Boggett adds : “When you start thinking about constellations, you think of datasets that have never been available before and that you can access for low cost in real time. We believe there is a tremendous amount of value to be created across a very broad range of sectors. We could not find a sector that was not going to be influenced by this new type of data. We also assess that space is just next us regarding long-term trends in transports, smart cities, artificial intelligence.”
A sign that demonstrates investor’s rising interest in space for Boggett is the fact that mega rounds – more than $70m raised – come in earlier rounds whereas they traditionally come in series C, D and E.
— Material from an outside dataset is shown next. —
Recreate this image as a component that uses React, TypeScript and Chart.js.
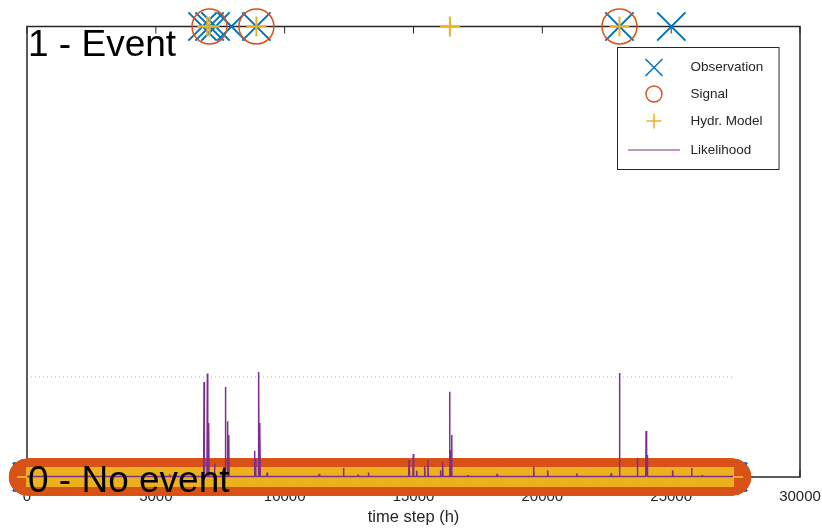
import React, { useEffect, useRef } from 'react';
import { Chart, registerables } from 'chart.js';

Chart.register(...registerables);

// ---------------- data ----------------
const T_END = 27400; // last time step (h)
const STEP = 10; // sampling of the "no event" class markers
const X_TICKS = [0, 5000, 10000, 15000, 20000, 25000, 30000];

const OBS_EVENTS = [6813, 7084, 7316, 7936, 8903, 22994, 25006];
const SIGNAL_EVENTS = [7084, 8903, 22994];
const MODEL_EVENTS = [6995, 7084, 8903, 16413, 22994];

const LIKELIHOOD_BASE = 0.001;
const SPIKE_T = [
  5535, 6870, 7000, 7050, 7277, 7700, 7780, 7830, 8830, 8870, 8990, 9040, 9318,
  11342, 12283, 12852, 13250, 14826, 14993, 15124, 15434, 15561, 16053, 16130,
  16401, 16440, 16479, 17122, 18244, 19665, 20207, 21341, 22672, 22994, 23690,
  24027, 24066, 25057, 25792, 26206,
];
const SPIKE_V = [
  0.006, 0.211, 0.23, 0.12, 0.03, 0.2, 0.124, 0.093, 0.058, 0.04, 0.233, 0.12, 0.01,
  0.007, 0.02, 0.005, 0.01, 0.038, 0.051, 0.014, 0.024, 0.038, 0.015, 0.034,
  0.189, 0.06, 0.093, 0.004, 0.007, 0.023, 0.015, 0.008, 0.008, 0.231, 0.043,
  0.102, 0.049, 0.015, 0.02, 0.004,
];
const THRESHOLD = 0.222;

const SERIES_NAMES = ['Observation', 'Signal', 'Hydr. Model', 'Likelihood'];
const CLASS_LABELS = ['0 - No event', '1 - Event'];
const X_TITLE = 'time step (h)';

const COLORS = {
  obs: '#0072BD',
  sig: '#D95319',
  model: '#EDB120',
  lik: '#7E2F8E',
  thr: 'rgba(119,172,48,0.7)',
  axis: '#262626',
};

const FONT = '"Liberation Sans", Arial, Helvetica, sans-serif';

function classSeries(events: number[]) {
  const pts: { x: number; y: number }[] = [];
  for (let t = 0; t <= T_END; t += STEP) pts.push({ x: t, y: 0 });
  events.forEach((t) => pts.push({ x: t, y: 1 }));
  return pts;
}

function likelihoodSeries() {
  const pts: { x: number; y: number }[] = [{ x: 0, y: LIKELIHOOD_BASE }];
  const half = 15;
  SPIKE_T.forEach((t, i) => {
    pts.push({ x: t - half, y: LIKELIHOOD_BASE });
    pts.push({ x: t, y: SPIKE_V[i] });
    pts.push({ x: t + half, y: LIKELIHOOD_BASE });
  });
  pts.push({ x: T_END, y: LIKELIHOOD_BASE });
  return pts;
}

const axesPlugin = {
  id: 'matlabAxes',
  beforeDatasetsDraw(chart: any) {
    const { ctx, chartArea } = chart;
    const xs = chart.scales.x;
    ctx.save();
    ctx.strokeStyle = COLORS.axis;
    ctx.lineWidth = 1.5;
    ctx.strokeRect(chartArea.left, chartArea.top, chartArea.right - chartArea.left, chartArea.bottom - chartArea.top);
    ctx.lineWidth = 1;
    X_TICKS.forEach((v) => {
      const px = xs.getPixelForValue(v);
      ctx.beginPath();
      ctx.moveTo(px, chartArea.bottom);
      ctx.lineTo(px, chartArea.bottom - 7);
      ctx.moveTo(px, chartArea.top);
      ctx.lineTo(px, chartArea.top + 7);
      ctx.stroke();
    });
    ctx.restore();
  },
};

const overlayPlugin = {
  id: 'overlay',
  afterDraw(chart: any) {
    const { ctx, chartArea } = chart;
    const ys = chart.scales.y;
    ctx.save();
    // class labels
    ctx.fillStyle = '#000';
    ctx.font = `37px ${FONT}`;
    ctx.textBaseline = 'alphabetic';
    ctx.textAlign = 'left';
    ctx.fillText(CLASS_LABELS[1], chartArea.left + 1, ys.getPixelForValue(1) + 29);
    ctx.fillText(CLASS_LABELS[0], chartArea.left + 1, ys.getPixelForValue(0) + 15);

    // legend box
    const bx = chartArea.right - 182.5;
    const by = chartArea.top + 21;
    const bw = 161.5;
    const bh = 122;
    ctx.fillStyle = '#fff';
    ctx.fillRect(bx, by, bw, bh);
    ctx.strokeStyle = COLORS.axis;
    ctx.lineWidth = 1;
    ctx.strokeRect(bx, by, bw, bh);

    const mx = bx + 36.5;
    const tx = bx + 73;
    const rowY = [by + 20, by + 46.5, by + 73.5, by + 102.5];
    ctx.lineWidth = 1.5;
    // Observation (x)
    ctx.strokeStyle = COLORS.obs;
    ctx.beginPath();
    ctx.moveTo(mx - 8.5, rowY[0] - 8.5);
    ctx.lineTo(mx + 8.5, rowY[0] + 8.5);
    ctx.moveTo(mx + 8.5, rowY[0] - 8.5);
    ctx.lineTo(mx - 8.5, rowY[0] + 8.5);
    ctx.stroke();
    // Signal (o)
    ctx.strokeStyle = COLORS.sig;
    ctx.beginPath();
    ctx.arc(mx, rowY[1], 8, 0, Math.PI * 2);
    ctx.stroke();
    // Model (+)
    ctx.strokeStyle = COLORS.model;
    ctx.beginPath();
    ctx.moveTo(mx - 7.5, rowY[2]);
    ctx.lineTo(mx + 7.5, rowY[2]);
    ctx.moveTo(mx, rowY[2] - 7.5);
    ctx.lineTo(mx, rowY[2] + 7.5);
    ctx.stroke();
    // Likelihood (line)
    ctx.strokeStyle = COLORS.lik;
    ctx.lineWidth = 1;
    ctx.beginPath();
    ctx.moveTo(bx + 10.5, rowY[3]);
    ctx.lineTo(bx + 62.5, rowY[3]);
    ctx.stroke();

    ctx.fillStyle = COLORS.axis;
    ctx.font = `13.5px ${FONT}`;
    ctx.textBaseline = 'middle';
    SERIES_NAMES.forEach((n, i) => ctx.fillText(n, tx, rowY[i]));
    ctx.restore();
  },
};

export default function App() {
  const ref = useRef<HTMLCanvasElement | null>(null);

  useEffect(() => {
    if (!ref.current) return;
    const chart = new Chart(ref.current, {
      type: 'scatter',
      data: {
        datasets: [
          {
            label: SERIES_NAMES[3],
            data: likelihoodSeries(),
            showLine: true,
            borderColor: COLORS.lik,
            backgroundColor: COLORS.lik,
            borderWidth: 1.5,
            borderJoinStyle: 'bevel',
            pointRadius: 0,
            order: 0,
            clip: false,
          } as any,
          {
            label: 'threshold',
            data: [
              { x: 0, y: THRESHOLD },
              { x: T_END, y: THRESHOLD },
            ],
            showLine: true,
            borderColor: COLORS.thr,
            borderWidth: 1,
            borderDash: [1, 3],
            pointRadius: 0,
            order: 1,
          } as any,
          {
            label: SERIES_NAMES[2],
            data: classSeries(MODEL_EVENTS),
            pointStyle: 'cross',
            pointRadius: 10,
            borderColor: COLORS.model,
            backgroundColor: 'rgba(0,0,0,0)',
            borderWidth: 2,
            order: 2,
            clip: false,
          } as any,
          {
            label: SERIES_NAMES[1],
            data: classSeries(SIGNAL_EVENTS),
            pointStyle: 'circle',
            pointRadius: 17.5,
            borderColor: COLORS.sig,
            backgroundColor: 'rgba(0,0,0,0)',
            borderWidth: 1.5,
            order: 3,
            clip: false,
          } as any,
          {
            label: SERIES_NAMES[0],
            data: classSeries(OBS_EVENTS),
            pointStyle: 'crossRot',
            pointRadius: 20,
            borderColor: COLORS.obs,
            backgroundColor: 'rgba(0,0,0,0)',
            borderWidth: 2,
            order: 4,
            clip: false,
          } as any,
        ],
      },
      options: {
        animation: false,
        responsive: false,
        events: [],
        layout: { padding: { top: 26.5, right: 21, left: 0, bottom: 0 } },
        plugins: {
          legend: { display: false },
          tooltip: { enabled: false },
        },
        scales: {
          x: {
            type: 'linear',
            min: 0,
            max: 30000,
            grid: { display: false, drawTicks: false },
            border: { display: false },
            ticks: {
              stepSize: 5000,
              color: COLORS.axis,
              font: { family: FONT, size: 15 },
              padding: 11,
              maxRotation: 0,
              callback: (v: any) => String(v),
            },
            title: {
              display: true,
              text: X_TITLE,
              color: COLORS.axis,
              font: { family: FONT, size: 16.5 },
              padding: { top: 0, bottom: 2 },
            },
            afterFit: (s: any) => {
              s.height = 52;
              s.paddingLeft = 0;
              s.paddingRight = 0;
            },
          },
          y: {
            type: 'linear',
            min: 0,
            max: 1,
            grid: { display: false, drawTicks: false },
            border: { display: false },
            ticks: { display: false },
            afterFit: (s: any) => {
              s.width = 27;
              s.paddingTop = 0;
              s.paddingBottom = 0;
            },
          },
        },
      } as any,
      plugins: [axesPlugin, overlayPlugin],
    });
    return () => chart.destroy();
  }, []);

  return (
    <div style={{ position: 'absolute', left: 0, top: 0, width: 822, height: 529, background: '#fff' }}>
      <canvas ref={ref} width={822} height={529} style={{ display: 'block' }} />
    </div>
  );
}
“OneWeb is a good example as the A-round was over $1bn raised. Companies like Mapbox and RocketLabs have had A-rounds of $165m and $140m respectively. Something noteworthy is that US-based investors have always been the main investors in the space industry but over the last two years, we have seen significant capital coming from Asia. Over the 10 largest transactions completed in the space sector in 2018, six of which have been by American investors and four by Asians”, he argues.
Boggett stresses a group of new investors going into into space tech market and providing capital, particularly in the B-round, where investment soured by 138% year-on-year to 31 December 2018.
The majority of the capital is currently being invested in rockets launch to address the bottleneck of access to space.
“We are particularly excited about a few areas such as ‘change detection’, using large constellations of Earth Observation satellites to pass the same point on earth frequently, noting changes to infer insights or identify anomalies”, Boggett adds.
Seraphim Capital’s co-founder accents two ongoing elements, the consolidation of space market players and the acquisition of emerging companies with new business models and technologies.
“There has not been too much M&A among new space companies yet but we estimate that time is coming. We are looking forward to the first $1bn acquisition of a new space company”, he says.
Like Chanin, Boggett foresees new space IPOs “definitely taking place in the next five years.” Satellite operator Spire Global would be a good candidate he estimates.
“It is a small satellite operator with 100 satellites in orbit currently and that number will increase by 50% next year. As they need to replace satellites every three to four years, they need significant capital to maintain that constellation. Being a public company with access to fresh capital more frequently would be a sensible approach. In that sense, new space companies with high level capital requirements would go listed while others will remain private for longer”, he develops.
Though, Boggett points a bottleneck in access to space which is the current lack of operational launch providers despite the success of Elon Musk’s company SpaceX.“VC funding is flooding to alternative rocket companies such as Rocket Lab or One Space. There is only a limited amount of rocket launch capacity but within the next few years, we are going to see more launch capacity in the market as a result of this funding”, he says.